Interview with Panagiota Karava
Associate Professor of Civil Engineering at Purdue University, USA
Please tell us about the CyberSEES: Type 2: Human-centered systems for cyber-enabled sustainable buildings project you are currently working on. What does the project aim to achieve?
This research project is funded from the US National Science Foundation and aims to develop a new technological solution for self-tuned thermal and visual environments in buildings. The research includes advances in Bayesian classification and inference along with field studies of human-building interactions in office environments. The end-product of this work is customized building climate control that can achieve significant levels of increase in occupant satisfaction as well as energy use reduction due to higher effectiveness compared to standard systems – the energy is deployed where it is actually needed.

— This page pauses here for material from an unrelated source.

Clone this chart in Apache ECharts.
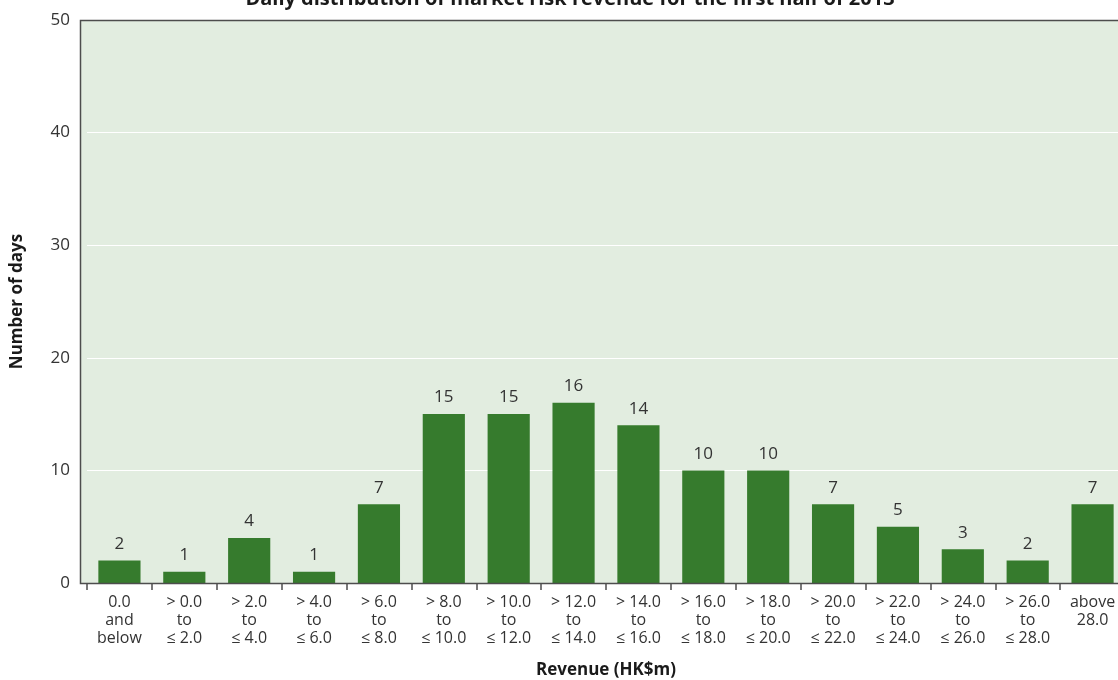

The CyberSEES project you are working on involves many people from different fields. What are some of the challenges, as well as positive aspects of working with researchers from different disciplines on this project?
This is right, our team is very interdisciplinary with researchers in architectural engineering, machine learning, computational science/engineering as well as human factors /psychological sciences. This has been a truly amazing experience and we have been able to make significant innovations by crossing our regular “research boundaries”. All team members are very open-minded and are willing to participate in frequent meetings so we can learn from each other. I think this is key to the success of the project. The only challenge is the significant time commitment, but it is totally worth it as the experience is very rewarding.

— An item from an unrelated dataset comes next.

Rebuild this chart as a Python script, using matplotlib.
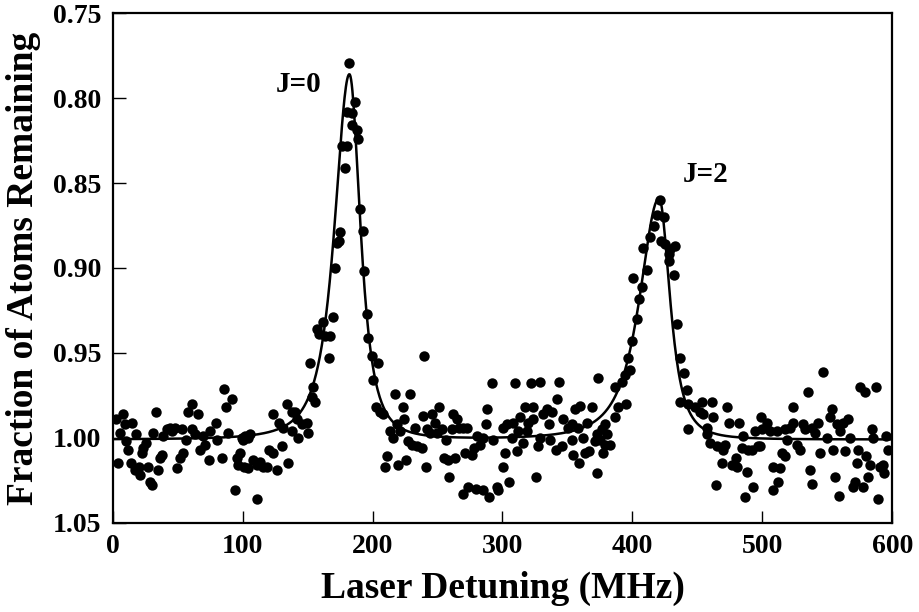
import numpy as np
import matplotlib.pyplot as plt

# Measured fraction of atoms remaining vs. laser detuning
detuning = [
    2.5, 7.7, 9.5, 5.6, 14.9, 17.9, 10.3, 11.8, 4.1, 14.1, 17.1, 20.2, 21.0, 22.5, 23.3,
    25.6, 27.2, 28.7, 30.3, 33.4, 31.0, 34.9, 36.4, 38.0, 38.8, 41.8, 44.1, 45.6, 47.9,
    49.5, 51.8, 54.1, 53.4, 56.5, 58.0, 61.1, 65.6, 61.1, 63.3, 67.2, 71.0, 69.5, 74.1,
    74.9, 79.5, 80.3, 84.2, 85.7, 87.3, 91.8, 88.7, 94.1, 95.7, 96.5, 98.0, 99.5,
    100.3, 101.9, 104.2, 105.7, 101.1, 104.2, 108.1, 111.1, 113.5, 115.8, 118.9, 120.4,
    123.5, 126.6, 130.5, 135.0, 123.5, 128.2, 131.3, 134.2, 138.1, 140.4, 138.1, 142.0,
    142.8, 145.8, 149.7, 150.5, 153.5, 155.8, 154.2, 111.1,
    182.1, 186.5, 184.0, 187.8, 189.1, 176.3, 180.2, 178.9, 190.4, 175.0, 174.5, 172.9,
    192.5, 171.2, 193.5, 196.0, 169.4, 162.1, 157.5, 159.0, 163.4, 167.3, 196.8, 199.4,
    204.5, 151.8, 166.7, 180.2, 184.0,
    200.4, 202.8, 205.9, 208.2, 217.3, 228.9, 223.5, 224.3, 213.5, 215.8, 218.9, 221.2,
    211.2, 209.6, 219.7, 225.9, 227.4, 230.5, 232.7, 234.3, 238.1, 238.9, 241.2, 242.0,
    245.9, 244.3, 248.2, 249.7, 251.3, 253.6, 255.1, 256.7, 258.2, 259.0, 261.2, 262.0,
    263.5, 265.1, 266.6, 269.7, 272.8, 271.3, 276.6, 278.1, 280.5, 282.8, 285.1, 292.8,
    269.7, 273.6, 279.7, 285.1, 289.7, 295.9, 296.7, 288.2, 287.4, 292.0, 300.6, 239.7,
    309.7, 322.0, 329.0, 343.7, 373.6, 342.1, 317.4, 323.5, 313.6, 308.2, 303.5, 319.7,
    323.5, 331.3, 334.4, 338.2, 335.9, 355.9, 359.8, 369.1, 346.7, 350.5, 353.6, 358.2,
    365.2, 311.9, 318.9, 307.4, 315.8, 329.0, 336.7, 327.4, 341.3, 346.0, 353.6, 362.1,
    311.2, 302.0, 354.4, 363.7, 366.7, 359.0, 300.6, 305.1, 325.8, 372.8, 372.8, 376.7,
    379.0, 371.3, 375.1, 379.0, 377.5, 382.9, 380.6, 386.7, 389.1, 395.3, 386.7, 392.2,
    394.5,
    420.9, 418.9, 424.0, 416.3, 413.7, 422.0, 425.3, 433.1, 429.2, 408.5, 427.9, 427.9,
    411.2, 431.7, 400.8, 407.3, 404.7, 403.4, 434.4, 399.6, 397.0, 436.9, 398.3, 440.0,
    442.1, 436.7, 442.9, 448.3, 453.7, 461.4, 452.2, 454.5, 462.1, 473.0, 474.5, 482.2,
    442.9, 457.6, 457.6, 485.3, 494.5, 499.1, 499.9, 459.9, 465.2, 471.4, 469.9, 484.6,
    489.2, 492.2, 496.8, 469.1, 476.8, 479.9, 480.7, 488.4, 464.4, 493.0, 486.9,
    503.8, 506.1, 511.5, 517.7, 521.6, 523.8, 523.8, 535.4, 547.0, 531.5, 533.1, 538.5,
    543.1, 540.8, 552.3, 553.8, 557.7, 562.3, 566.2, 560.0, 550.0, 567.8, 575.4, 579.3,
    587.8, 584.7, 585.4, 595.5, 498.4, 519.2, 527.0, 529.3, 515.4, 517.7, 544.7, 554.6,
    563.9, 573.8, 580.0, 596.9, 508.3, 513.7, 536.9, 573.1, 583.1, 590.9, 593.2, 593.9,
    512.2, 538.5, 556.2, 571.5, 570.0, 577.7, 581.6, 508.3, 559.3, 589.3,
]
fraction = [
    0.989, 0.986, 0.992, 0.997, 0.991, 0.998, 1.002, 1.007, 1.015, 1.015, 1.019, 1.017, 1.022, 1.009, 1.006,
    1.003, 1.017, 1.026, 1.028, 0.985, 0.997, 1.019, 1.012, 1.010, 0.999, 0.995, 0.994, 0.996, 0.994,
    1.018, 1.012, 1.009, 0.995, 1.001, 0.985, 0.980, 0.986, 0.995, 0.998, 1.007, 1.004, 0.999, 1.013,
    0.996, 0.991, 1.001, 1.012, 0.971, 0.982, 0.977, 0.997, 1.031, 1.012, 1.016, 1.009, 1.000,
    1.001, 0.999, 1.000, 0.998, 1.017, 1.018, 1.013, 1.016, 1.014, 1.017, 1.017, 1.007,
    1.009, 1.019, 1.005, 1.015, 0.986, 0.991, 0.994, 0.980, 0.985, 0.985, 0.996, 0.989,
    1.000, 0.992, 0.991, 0.997, 0.976, 0.979, 0.970, 1.036,
    0.779, 0.802, 0.816, 0.819, 0.824, 0.828, 0.828, 0.841, 0.865, 0.879, 0.884, 0.885,
    0.878, 0.900, 0.902, 0.927, 0.929, 0.932, 0.936, 0.939, 0.940, 0.940, 0.941, 0.952,
    0.956, 0.956, 0.953, 0.808, 0.809,
    0.966, 0.982, 0.985, 0.986, 0.974, 0.974, 0.982, 0.989, 0.996, 1.000, 0.992, 0.996,
    1.011, 1.017, 1.016, 1.013, 1.002, 1.004, 0.994, 1.005, 1.006, 0.987, 1.017, 0.995,
    0.986, 0.997, 0.991, 0.997, 0.982, 0.995, 1.012, 1.001, 1.013, 1.023, 0.995, 0.986,
    1.012, 0.989, 0.994, 0.994, 0.994, 1.009, 1.010, 1.006, 0.999, 1.004, 1.000, 1.001,
    1.033, 1.029, 1.030, 1.031, 1.035, 1.029, 1.031, 0.983, 0.992, 0.968, 0.994, 0.952,
    0.968, 0.968, 0.967, 0.967, 0.965, 0.977, 0.982, 0.982, 0.988, 0.991, 0.992, 0.991,
    0.989, 0.986, 0.983, 0.985, 0.992, 0.983, 0.981, 0.982, 0.989, 0.994, 0.992, 0.994,
    0.991, 0.996, 0.996, 1.000, 1.003, 1.000, 1.001, 1.005, 1.007, 1.005, 1.001, 1.000,
    1.008, 1.009, 1.010, 1.009, 1.008, 1.015, 1.017, 1.026, 1.023, 1.021, 0.998, 0.995,
    0.992, 1.002, 1.001, 1.004, 1.009, 1.004, 0.998, 0.988, 0.982, 0.980, 0.970, 0.967,
    0.963,
    0.860, 0.869, 0.870, 0.875, 0.882, 0.884, 0.886, 0.887, 0.889, 0.888, 0.892, 0.896,
    0.901, 0.904, 0.906, 0.911, 0.918, 0.930, 0.933, 0.943, 0.953, 0.953, 0.960, 0.962,
    0.972, 0.979, 0.980, 0.982, 0.979, 0.979, 0.985, 0.986, 0.988, 0.982, 0.991, 0.991,
    0.995, 0.994, 0.998, 0.999, 0.996, 0.988, 0.995, 1.003, 1.005, 1.004, 1.007, 1.006,
    1.007, 1.007, 1.005, 1.015, 1.016, 1.012, 1.017, 1.020, 1.028, 1.029, 1.035,
    0.991, 0.996, 0.996, 0.995, 0.994, 0.991, 0.982, 0.973, 0.961, 0.992, 0.995, 0.994,
    0.991, 0.997, 0.988, 0.983, 0.992, 0.991, 0.989, 0.996, 1.000, 1.000, 0.970, 0.973,
    0.970, 0.995, 1.000, 0.999, 1.005, 1.001, 1.004, 1.007, 1.009, 1.011, 1.009, 1.007,
    1.008, 1.007, 1.011, 1.007, 1.017, 1.018, 1.019, 1.015, 1.016, 1.017, 1.016, 1.021,
    1.026, 1.027, 1.023, 1.026, 1.029, 1.029, 1.023, 1.031, 1.034, 1.036,
]

# Fit parameters for the two resonances (J=0 and J=2)
baseline = 1.001
centers = [182.2, 420.5]
depths = [0.215, 0.142]
width_low = [17.5, 23.0]
width_high = [13.0, 13.0]
shape = 1.5

labels = ["J=0", "J=2"]
label_x = [143.4, 456.0]
label_y = [0.792, 0.845]

x_ticks = [0, 100, 200, 300, 400, 500, 600]
y_ticks = [0.75, 0.80, 0.85, 0.90, 0.95, 1.00, 1.05]


def fit_curve(x):
    y = np.full_like(x, baseline)
    for c, d, wl, wh in zip(centers, depths, width_low, width_high):
        w = np.where(x < c, wl, wh)
        y -= d / (1 + ((x - c) / w) ** 2) ** shape
    return y


plt.rcParams['font.family'] = ['Liberation Serif', 'DejaVu Serif']
plt.rcParams['font.weight'] = 'bold'

fig = plt.figure(figsize=(9.19, 6.12), dpi=100)
ax = fig.add_axes([0.1226, 0.1459, 0.8483, 0.8324])

xf = np.linspace(0, 600, 1201)
ax.plot(xf, fit_curve(xf), color='black', lw=1.8, zorder=2)
ax.plot(detuning, fraction, 'o', color='black', ms=7.5, mew=0, zorder=3)

for t, lx, ly in zip(labels, label_x, label_y):
    ax.text(lx, ly, t, ha='center', va='center', fontsize=21, fontweight='bold')

ax.set_xlim(0, 600)
ax.set_ylim(1.05, 0.75)
ax.set_xticks(x_ticks)
ax.set_yticks(y_ticks)
ax.set_yticklabels([f"{v:.2f}" for v in y_ticks])
ax.tick_params(direction='in', length=9, width=1, labelsize=20, pad=8)

for sp in ax.spines.values():
    sp.set_linewidth(1.6)

ax.set_xlabel("Laser Detuning (MHz)", fontsize=27, fontweight='bold', labelpad=9)
ax.set_ylabel("Fraction of Atoms Remaining", fontsize=27, fontweight='bold', labelpad=9)

plt.savefig("out.png", dpi=100)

Do you plan to follow up on this project in the future, or do you have another project in mind?
I plan to work on this project for many years! We are still at the fundamental research phase. We have got very positive feedback and support from several leading firms in the building industry (which are members of Purdue’s Center for High Performance Buildings) and so we would like to continue this work until we see its implementation in real buildings.
Why did you decide to go into engineering?
I wanted to work on projects that are rewarding. I specifically chose building engineering because I realized that I can make a positive impact to people’s daily life.
What do you think the biggest challenges are for young women in engineering?
I think the biggest challenge is lack of awareness. Young women often don’t realize the true meaning of engineering because they don’t get enough exposure to it during their high school years and they choose to follow careers that may be considered to be more “traditional”.
What advice can you give to women considering a career in engineering?
Following a fulfilling career and work on projects that are innovative, interesting, and motivating is important. So I would suggest to young women to put some time and effort to seek information and advice on potential career options in order to discover their true passion and to be open to taking risks and do things that may appear to be different. I would also like to mention that being an engineer means that you have the opportunity to be an “impact maker”, and this really is a big deal!
You have won a number of awards over the last few years. Which award are you most proud of and can you briefly tell us about the work that you did that led to you being awarded that prize?
It is difficult to choose one but will mention the New Investigator Award from the American Society of Heating, Refrigeration and Air Conditioning Engineers (ASHRAE) - this is awarded annually to one tenure-track faculty member in all ASHRAE-related engineering, science and architecture disciplines. I am proud of this award because it recognizes research with significant scholarly contributions which also has practical relevance and significant engineering impact. This award for my smart buildings research was a great start and at the same time a significant milestone in my career.
What are engineers doing at the moment that you think hampers our path to a more sustainable future?
I actually believe that engineers create the path, e.g. efficient, safe and cost effective solutions, for a more sustainable future. The challenge is how to convince policy maker to take the necessary steps for their implementation.
Do you have a role model in engineering and why?
My undergraduate and graduate research advisors have been my role models and have made big impact in my work. Also, my colleagues at Purdue University set an example for pioneer research and development.
What is the best aspect of being an Engineer?
There are many great aspects of being an Engineer. I think the most important is that “what we make moves the world forward”, as we say at Purdue. The breadth and depth of engineering disciplines is often not understood completely.
Dr. Panagiota Karava is an Associate Professor of Civil Engineering at Purdue University, USA and member of Purdue’s Center for High Performance Buildings. She joined the Lyles School of Civil Engineering in 2009 as a founding member of the Architectural Engineering Program. Since then, she has played a leading role in the establishment of the new program as well as the development of new research infrastructure. Her research interests are broadly related to smart buildings with focus on cyber-physical-human systems, innovative energy and comfort delivery, self-tuned indoor environments, and model predictive control. She received among others the 2014 Wansik Research Excellence Award at Purdue, the New Investigator Award from ASHRAE (2013) and the University Faculty Award from NSERC (2008). Dr. Karava is an ASHRAE and IBPSA member and serves as an Associate Editor of the Energy and Buildings Journal and editorial board member of the Journal of Building Performance Simulation.